Women of a certain age are typically left to predictable roles in films. They might appear as a punch line (menopausal spinster) or part of an ensemble (aunt or mother, nearly always with an attached husband).
The titular character in Sebastián Lelio’s Gloria, however, is not desperate or the victim of some scary movie-style compulsion. Instead, Gloria, played by Paulina García, is a single woman who works a not-terribly-fulfilling office job during the day and wants to get out of her apartment at night. Gloria presents her situation as understandable and sympathetic, especially as she seeks respite from the nocturnal rantings of her deranged neighbor.
Still, nothing much is going Gloria’s way. The men at the club are duds, which leaves her to find solace in singing along with syrupy pop songs on her car radio. Then she meets Rodolfo (Sergio Hernández), a slightly older retired Naval officer who’s also single with children and looking for fun and companionship. Unlike Gloria, he’s mousy and reticent, but he’s fascinated by her brash who-cares attitude. They move carefully and excitedly into a relationship: dinners and outings and romping sex. As they have both been through the wringer of broken marriages, they have little time for illusions. Instead, they play paintball.
When the couple puts together an actual relationship, the audience is deeply invested in Gloria’s well-being. So, when problems arise, we want them resolved as much as she does. Her self-sufficiency is appealing, but so is her desire to find more. Gloria is extraordinary, but in a way that doesn’t attract attention. She spends much of her time watching the world around her, pinching her mouth into a wry smile that’s partly wise and partly stoned. The crafty Garcia plays Gloria as an enigma, a lonely, friendly individual, her fearful courage filigreed with a self-aware sense of humor.
On the one hand, Gloria is eager for connection. On the other, she doesn’t know how to achieve it. Scene after scene places her outside the action, observing what others do, whether she’s flying solo at a friend’s wedding or drifting obliviously through a massive student protest march. A painfully honest reunion dinner with her children, her ex-husband, his new wife, and an agonizingly shy Rodolfo only highlights her isolation. Gloria might be able to patch things up with her ex-husband Gabriel (Alejandro Goic), but there’s something in her daughter (Fabiola Zamora) and son (Diego Fontecillo) that she can’t reach.
These shifting possibilities are underlined by the film’s background details, the locations where Gloria looks for options, and especially musical scenes that pepper the narrative. Gloria’s nights out dancing and a quiet interlude at a party, highlighted by the singing of a gorgeous Brazilian ballad, serve as haunting expressions of Gloria’s experience.

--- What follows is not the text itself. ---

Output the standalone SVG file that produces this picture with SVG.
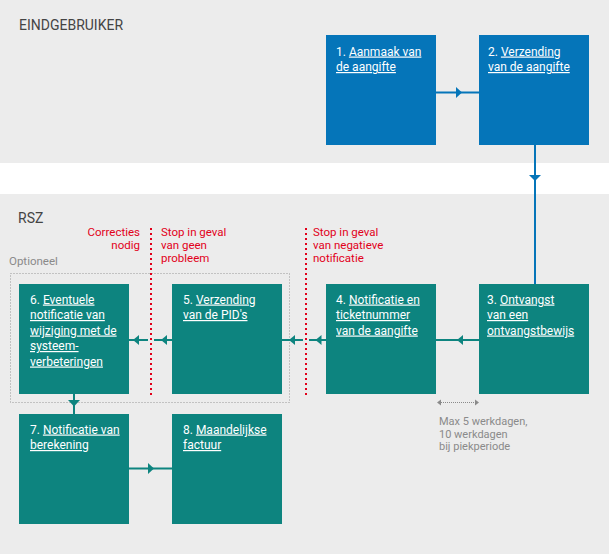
<svg xmlns="http://www.w3.org/2000/svg" width="609" height="554" viewBox="0 0 609 554">
<style>
.band{fill:#ececec}
.blue{fill:#0575b9}
.teal{fill:#0d847f}
.bt{font-family:Roboto,"Liberation Sans",sans-serif;font-size:12px;fill:#ffffff}
.u{text-decoration:underline}
.hdr{font-family:Roboto,"Liberation Sans",sans-serif;font-size:14px;fill:#444444}
.red{font-family:Roboto,"Liberation Sans",sans-serif;font-size:11.5px;fill:#e2001a}
.gray{font-family:Roboto,"Liberation Sans",sans-serif;font-size:11.5px;fill:#8a8a8a}
.gs{font-family:Roboto,"Liberation Sans",sans-serif;font-size:11px;fill:#8a8a8a}
.lb{stroke:#0575b9;stroke-width:2;fill:none}
.lt{stroke:#0d847f;stroke-width:2;fill:none}
.rd{stroke:#e2001a;stroke-width:2;stroke-dasharray:2 3;fill:none}
</style>
<rect class="band" x="0" y="0" width="609" height="163"/>
<rect fill="#ffffff" x="0" y="163" width="609" height="31"/>
<rect class="band" x="0" y="194" width="609" height="360"/>
<text class="hdr" x="19" y="30">EINDGEBRUIKER</text>
<text class="hdr" x="18" y="223">RSZ</text>
<text class="gray" x="9" y="265">Optioneel</text>
<rect x="10.5" y="273.5" width="279" height="129" fill="none" stroke="#999999" stroke-width="1" stroke-dasharray="1 2"/>
<g id="labels">
<text class="red" text-anchor="end" x="140" y="236">Correcties<tspan x="140" dy="13">nodig</tspan></text>
<text class="red" x="161" y="236">Stop in geval<tspan x="161" dy="13">van geen</tspan><tspan x="161" dy="13">probleem</tspan></text>
<text class="red" x="313" y="236">Stop in geval<tspan x="313" dy="13">van negatieve</tspan><tspan x="313" dy="13">notificatie</tspan></text>
<text class="gs" x="439" y="425">Max 5 werkdagen,</text>
<text class="gs" x="439" y="437.5">10 werkdagen</text>
<text class="gs" x="439" y="450">bij piekperiode</text>
</g>
<g id="connectors">
<line class="lb" x1="436" y1="92.5" x2="479" y2="92.5"/>
<polygon class="blue" points="456,87 462,92.5 456,98"/>
<line class="lb" x1="535" y1="145" x2="535" y2="284"/>
<polygon class="blue" points="529,175 541,175 535,181"/>
<line class="lt" x1="436" y1="340" x2="479" y2="340"/>
<polygon class="teal" points="463,335 457,340 463,345"/>
<line class="lt" x1="309" y1="340" x2="326" y2="340"/>
<polygon class="teal" points="321.5,335 315.5,340 321.5,345"/>
<line class="lt" x1="282" y1="340" x2="303" y2="340"/>
<polygon class="teal" points="295,335 289,340 295,345"/>
<line class="lt" x1="154" y1="340" x2="172" y2="340"/>
<polygon class="teal" points="167,335 161,340 167,345"/>
<line class="lt" x1="129" y1="340" x2="148" y2="340"/>
<polygon class="teal" points="139,335 133,340 139,345"/>
<line class="lt" x1="74" y1="394" x2="74" y2="414"/>
<polygon class="teal" points="68,400 80,400 74,406.5"/>
<line class="lt" x1="129" y1="468.5" x2="172" y2="468.5"/>
<polygon class="teal" points="148,463 154,468.5 148,474"/>
<line class="rd" x1="151" y1="228" x2="151" y2="396"/>
<line class="rd" x1="306" y1="228" x2="306" y2="396"/>
<line x1="441" y1="402.5" x2="475" y2="402.5" stroke="#8a8a8a" stroke-width="1" stroke-dasharray="1 1"/>
<polygon fill="#8a8a8a" points="441,399.5 437,402.5 441,405.5"/>
<polygon fill="#8a8a8a" points="475,399.5 479,402.5 475,405.5"/>
</g>
<g id="n1">
<rect class="blue" x="326" y="35" width="110" height="110"/>
<text class="bt" x="336" y="55.5">1. <tspan class="u">Aanmaak van</tspan><tspan x="336" dy="15.5" class="u">de aangifte</tspan></text>
</g>
<g id="n2">
<rect class="blue" x="479" y="35" width="110" height="110"/>
<text class="bt" x="488" y="55.5">2. <tspan class="u">Verzending</tspan><tspan x="488" dy="15.5" class="u">van de aangifte</tspan></text>
</g>
<g id="n3">
<rect class="teal" x="479" y="284" width="110" height="110"/>
<text class="bt" x="487" y="303.5">3. <tspan class="u">Ontvangst</tspan><tspan x="487" dy="15.5" class="u">van een</tspan><tspan x="487" dy="15.5" class="u">ontvangstbewijs</tspan></text>
</g>
<g id="n4">
<rect class="teal" x="326" y="284" width="110" height="110"/>
<text class="bt" x="336" y="303.5">4. <tspan class="u">Notificatie en</tspan><tspan x="336" dy="15.5" class="u">ticketnummer</tspan><tspan x="336" dy="15.5" class="u">van de aangifte</tspan></text>
</g>
<g id="n5">
<rect class="teal" x="172" y="284" width="110" height="110"/>
<text class="bt" x="183" y="303.5">5. <tspan class="u">Verzending</tspan><tspan x="183" dy="15.5" class="u">van de PID's</tspan></text>
</g>
<g id="n6">
<rect class="teal" x="19" y="284" width="110" height="110"/>
<text class="bt" x="30" y="303.5">6. <tspan class="u">Eventuele</tspan><tspan x="30" dy="15.5" class="u">notificatie van</tspan><tspan x="30" dy="15.5" class="u">wijziging met de</tspan><tspan x="30" dy="15.5" class="u">systeem-</tspan><tspan x="30" dy="15.5" class="u">verbeteringen</tspan></text>
</g>
<g id="n7">
<rect class="teal" x="19" y="414" width="110" height="110"/>
<text class="bt" x="30" y="433.5">7. <tspan class="u">Notificatie van</tspan><tspan x="30" dy="15.5" class="u">berekening</tspan></text>
</g>
<g id="n8">
<rect class="teal" x="172" y="414" width="110" height="110"/>
<text class="bt" x="183" y="433.5">8. <tspan class="u">Maandelijkse</tspan><tspan x="183" dy="15.5" class="u">factuur</tspan></text>
</g>
</svg>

Lelio’s film – Chile’s submission for this year’s Foreign Language Academy Award – is shaded with both a dark melancholy and a bright, getting-on-with-it playfulness. Gloria endures more than her share of spirit-crushing moments. Still, these appear in between glimmers of joy that buffet her relentless persistence. Gloria will not sink into a sinkhole of near-retirement surrender. There’s no certainty that she will find any new love again or forge some new kind of bond with children. If she’s going to carve out a happy life, it will be in her hands, not dependent on approvals from her family, friends, or lover.